Warning: Removed 2 rows containing non-finite outside the scale range
(`stat_bin()`).

13.6 Modifying the Theme

Going back to all one graph for now, we can also change how the background of the graph looks. Perhaps we’d like something other than the grey background with white lines. We can add a theme_minimal() as a built-in theme. This will change the background to white, but keep light grey grid lines.

ggplot(data = g) + 
  geom_histogram(aes(x = `Body Mass (g)`, fill = Species)) + 
  labs(x = "Body Mass in grams",
       y = "Number of Penguins",
       title = "Body weight of Penguins in the Palmer Penguin dataset") +
  scale_fill_viridis(discrete = TRUE) +                           
  theme_minimal()
`stat_bin()` using `bins = 30`. Pick better value with `binwidth`.
Warning: Removed 2 rows containing non-finite outside the scale range
(`stat_bin()`).

13.7 Removing Gridlines

I personally think that gridlines are often distracting, so I remove them. We can add an additional theme() statemtn to remove the gridlines while keeping our theme_minimal() theme as well.

ggplot(data = g) + 
  geom_histogram(aes(x = `Body Mass (g)`, fill = Species)) + 
  labs(x = "Body Mass in grams",
       y = "Number of Penguins",
       title = "Body weight of Penguins in the Palmer Penguin dataset") +
  scale_fill_viridis(discrete = TRUE) +                           
  theme_minimal() +
  theme(panel.grid = element_blank())
`stat_bin()` using `bins = 30`. Pick better value with `binwidth`.
Warning: Removed 2 rows containing non-finite outside the scale range
(`stat_bin()`).

13.8 Going to a Different Graph

Below, I am simulating some data to illustrate another type of graph, and how multiple different geom layers can be used in the same graph.

#Simulate some data
num_groups <- 4  
num_points <- 20 

df_shape <- data.frame(
  time = rep(1:num_points, num_groups),                     
  value = rep(seq(10, 50, length.out = num_points), num_groups) + 
          rnorm(num_points * num_groups, mean = 0, sd = 3), 
  group = factor(rep(1:num_groups, each = num_points))     
)

We will start with a geom_line() layer, indicating we would like a line graph. We are also grouping by “group”, starting with a minimal theme and no gridlines, and using the viridis color scale.

#Plot the data
ggplot(df_shape, aes(x = time, y = value, color = group, group = group)) +
  geom_line() +
  scale_color_viridis(discrete = TRUE) +
  theme_minimal() +
  theme(panel.grid = element_blank())

13.9 Multiple Layers

The graph above is fine, but maybe we’d also like the data points plotted.
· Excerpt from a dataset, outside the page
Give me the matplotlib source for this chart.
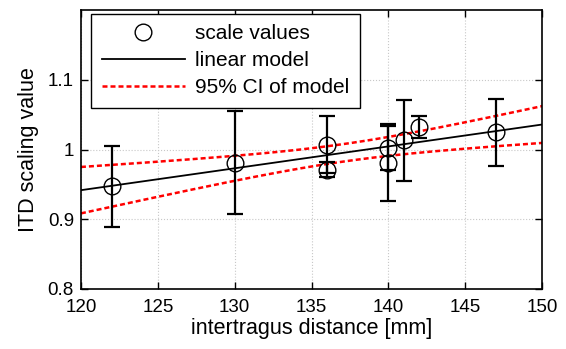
import numpy as np
import matplotlib
matplotlib.use('Agg')
import matplotlib.pyplot as plt

# intertragus distance [mm] and measured ITD scaling values
distance = [122, 130, 136, 136, 140, 140, 141, 142, 147]
scale = [0.947, 0.981, 1.007, 0.971, 1.002, 0.981, 1.013, 1.032, 1.025]
err = [0.058, 0.074, 0.041, 0.011, 0.032, 0.055, 0.058, 0.016, 0.048]

plt.rcParams['font.family'] = ['Liberation Sans', 'DejaVu Sans']
plt.rcParams['font.size'] = 13.5

# linear model + 95% CI of the fitted mean
x = np.array(distance, dtype=float)
y = np.array(scale)
slope, icpt = np.polyfit(x, y, 1)
resid = y - (slope*x + icpt)
n = len(x)
s = np.sqrt(np.sum(resid**2)/(n-2))
t = 2.365  # t(0.975, 7)
xf = np.linspace(120, 150, 200)
yf = slope*xf + icpt
half = t*s*np.sqrt(1.0/n + (xf - x.mean())**2/np.sum((x - x.mean())**2))

fig = plt.figure(figsize=(5.66, 3.49), dpi=100)
ax = fig.add_axes([0.143, 0.172, 0.815, 0.799])

ax.errorbar(distance, scale, yerr=err, fmt='none', ecolor='black', elinewidth=1.6,
            capsize=6, capthick=1.6, zorder=3)
ax.plot(distance, scale, 'o', mfc='none', mec='black', ms=12, mew=1.0,
        label='scale values', zorder=4)
ax.plot(xf, yf, '-', color='black', lw=1.3, label='linear model', zorder=2)
ax.plot(xf, yf + half, color='red', lw=1.8, dashes=(2.0, 1.2), label='95% CI of model', zorder=2)
ax.plot(xf, yf - half, color='red', lw=1.8, dashes=(2.0, 1.2), zorder=2)

ax.set_xlim(120, 150)
ax.set_ylim(0.8, 1.2)
ax.set_xticks([120, 125, 130, 135, 140, 145, 150])
ax.set_yticks([0.8, 0.9, 1.0, 1.1])
ax.set_yticklabels(['0.8', '0.9', '1', '1.1'])
ax.grid(True, color='#c8c8c8', linestyle=':', linewidth=0.8)
ax.tick_params(direction='in', top=True, right=True, length=5, width=1)
ax.tick_params(axis='x', pad=7)
ax.tick_params(axis='y', pad=5)
for sp in ax.spines.values():
    sp.set_linewidth(1.2)

ax.set_xlabel('intertragus distance [mm]', fontsize=15.5, labelpad=2)
ax.set_ylabel('ITD scaling value', fontsize=15.5, labelpad=6)

leg = ax.legend(loc='upper left', bbox_to_anchor=(0.022, 0.986), fancybox=False,
                edgecolor='black', framealpha=1, handlelength=4.0, handletextpad=0.5,
                borderpad=0.5, labelspacing=0.38, borderaxespad=0.0, fontsize=15)
leg.get_frame().set_linewidth(1.0)

fig.savefig('out.png', dpi=100)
We can add a second geom layer, geom_point() to accomplish this.

ggplot(df_shape, aes(x = time, y = value, color = group, group = group)) +
  geom_line() +
  geom_point(size = 3) +  
  scale_color_viridis(discrete = TRUE) +
  theme_minimal() +
  theme(panel.grid = element_blank())

Now, we have each of the data points plotted with a point, while retaining the connecting lines.

13.10 Adding Shapes

With geom_point(), we can change the shape and size of the dots. To do this, we will add an aes() argument to the geom_point() (but not geom_line()) layer, indicating we’d like different shapes by group, and a size 3 point. ggplot will select the points for us, and indicate them along with color in the legend.
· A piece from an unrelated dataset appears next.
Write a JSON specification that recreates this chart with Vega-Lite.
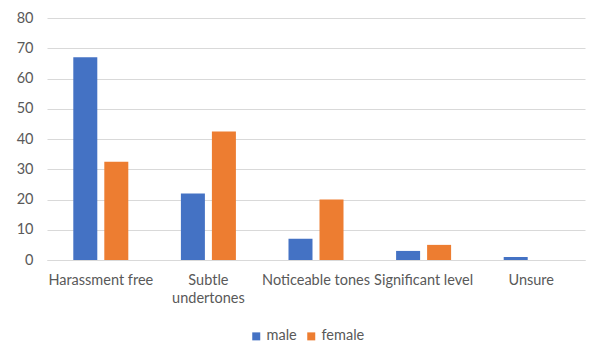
{
  "$schema": "https://vega.github.io/schema/vega-lite/v6.json",
  "width": 538,
  "height": 242,
  "autosize": {"type": "none"},
  "padding": {"left": 47, "top": 18, "right": 4, "bottom": 84},
  "background": "white",
  "config": {
    "view": {"stroke": null},
    "font": "Lato",
    "axis": {"labelFont": "Lato", "labelColor": "#595959", "labelFontSize": 14.5},
    "legend": {"labelFont": "Lato", "labelColor": "#595959", "labelFontSize": 14.5}
  },
  "data": {
    "values": [
      {"category": "Harassment free", "gender": "male", "value": 67},
      {"category": "Harassment free", "gender": "female", "value": 32.5},
      {"category": "Subtle undertones", "gender": "male", "value": 22},
      {"category": "Subtle undertones", "gender": "female", "value": 42.5},
      {"category": "Noticeable tones", "gender": "male", "value": 7},
      {"category": "Noticeable tones", "gender": "female", "value": 20},
      {"category": "Significant level", "gender": "male", "value": 3},
      {"category": "Significant level", "gender": "female", "value": 5},
      {"category": "Unsure", "gender": "male", "value": 1},
      {"category": "Unsure", "gender": "female", "value": 0}
    ]
  },
  "mark": {"type": "bar"},
  "encoding": {
    "x": {
      "field": "category",
      "type": "nominal",
      "sort": ["Harassment free", "Subtle undertones", "Noticeable tones", "Significant level", "Unsure"],
      "scale": {"paddingInner": 0, "paddingOuter": 0},
      "axis": {
        "title": null,
        "labelAngle": 0,
        "ticks": false,
        "domainColor": "#d9d9d9",
        "labelPadding": 13,
        "labelLimit": 200,
        "labelBaseline": "top",
        "labelLineHeight": 18.5,
        "labelOverlap": false,
        "labelExpr": "datum.label == 'Subtle undertones' ? ['Subtle', 'undertones'] : datum.label"
      }
    },
    "xOffset": {
      "field": "gender",
      "type": "nominal",
      "sort": ["male", "female"],
      "scale": {"paddingInner": 0.226, "paddingOuter": 0.848}
    },
    "y": {
      "field": "value",
      "type": "quantitative",
      "scale": {"domain": [0, 80], "nice": false},
      "axis": {
        "title": null,
        "values": [0, 10, 20, 30, 40, 50, 60, 70, 80],
        "labelOverlap": false,
        "domain": false,
        "ticks": false,
        "gridColor": "#d9d9d9",
        "labelPadding": 14
      }
    },
    "color": {
      "field": "gender",
      "type": "nominal",
      "sort": ["male", "female"],
      "scale": {"domain": ["male", "female"], "range": ["#4472C4", "#ED7D31"]},
      "legend": {
        "title": null,
        "orient": "none",
        "direction": "horizontal",
        "legendX": 202,
        "legendY": 311,
        "symbolType": "square",
        "symbolSize": 64,
        "symbolStrokeWidth": 0,
        "labelOffset": 3,
        "columnPadding": 7
      }
    }
  }
}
ggplot(df_shape, aes(x = time, y = value, color = group, group = group)) +
  geom_line() +
  geom_point(aes(shape = group), size = 3) +  
  scale_color_viridis(discrete = TRUE) +
  theme_minimal() +
  theme(panel.grid = element_blank())

13.11 Line Types

We can also change line types (i.e., solid, dashed, dash-dot, etc.) of our line graph by adding an aes() argument to the geom_line() layer specifying we want different line types by group (linetype = group).
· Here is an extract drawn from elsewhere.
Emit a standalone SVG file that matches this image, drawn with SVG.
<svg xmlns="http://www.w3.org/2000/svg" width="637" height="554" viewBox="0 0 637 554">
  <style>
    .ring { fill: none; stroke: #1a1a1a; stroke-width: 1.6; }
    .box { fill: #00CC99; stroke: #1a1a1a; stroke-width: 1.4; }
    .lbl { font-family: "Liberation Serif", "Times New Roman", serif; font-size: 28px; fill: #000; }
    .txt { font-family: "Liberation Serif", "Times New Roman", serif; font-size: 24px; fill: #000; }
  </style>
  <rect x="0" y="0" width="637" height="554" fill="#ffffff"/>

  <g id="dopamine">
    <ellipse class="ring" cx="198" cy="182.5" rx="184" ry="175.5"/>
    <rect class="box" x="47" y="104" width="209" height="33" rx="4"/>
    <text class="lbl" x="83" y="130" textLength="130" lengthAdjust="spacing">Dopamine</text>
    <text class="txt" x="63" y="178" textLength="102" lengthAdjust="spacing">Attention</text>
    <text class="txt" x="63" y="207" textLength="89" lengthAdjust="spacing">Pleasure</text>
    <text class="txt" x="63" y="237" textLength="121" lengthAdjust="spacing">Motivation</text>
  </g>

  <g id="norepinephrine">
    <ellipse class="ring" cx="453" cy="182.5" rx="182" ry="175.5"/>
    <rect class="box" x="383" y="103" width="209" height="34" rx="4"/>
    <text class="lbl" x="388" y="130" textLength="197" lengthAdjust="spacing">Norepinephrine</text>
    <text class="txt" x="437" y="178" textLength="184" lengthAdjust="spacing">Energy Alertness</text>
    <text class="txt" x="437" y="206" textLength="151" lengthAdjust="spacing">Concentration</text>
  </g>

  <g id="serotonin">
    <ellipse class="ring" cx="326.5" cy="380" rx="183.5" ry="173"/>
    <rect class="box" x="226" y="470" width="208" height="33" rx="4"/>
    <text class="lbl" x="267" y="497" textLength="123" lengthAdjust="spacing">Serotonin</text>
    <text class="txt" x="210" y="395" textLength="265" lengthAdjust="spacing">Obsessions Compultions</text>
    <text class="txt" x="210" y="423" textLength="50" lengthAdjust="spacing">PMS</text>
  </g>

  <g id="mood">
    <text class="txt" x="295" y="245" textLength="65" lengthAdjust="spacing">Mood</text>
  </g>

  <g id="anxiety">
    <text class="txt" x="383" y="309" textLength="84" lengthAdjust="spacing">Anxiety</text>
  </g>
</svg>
ggplot(df_shape, aes(x = time, y = value, color = group, group = group)) +
  geom_line(aes(linetype = group)) +
  geom_point(aes(shape = group), size = 3) +  
  scale_color_viridis(discrete = TRUE) +
  theme_minimal() +
  theme(panel.grid = element_blank())

There are MANY more graphs, and options, than I have discussed here. I strongly encourage you to spend some time in the R graph gallery to see how different layers can create different visualizaions.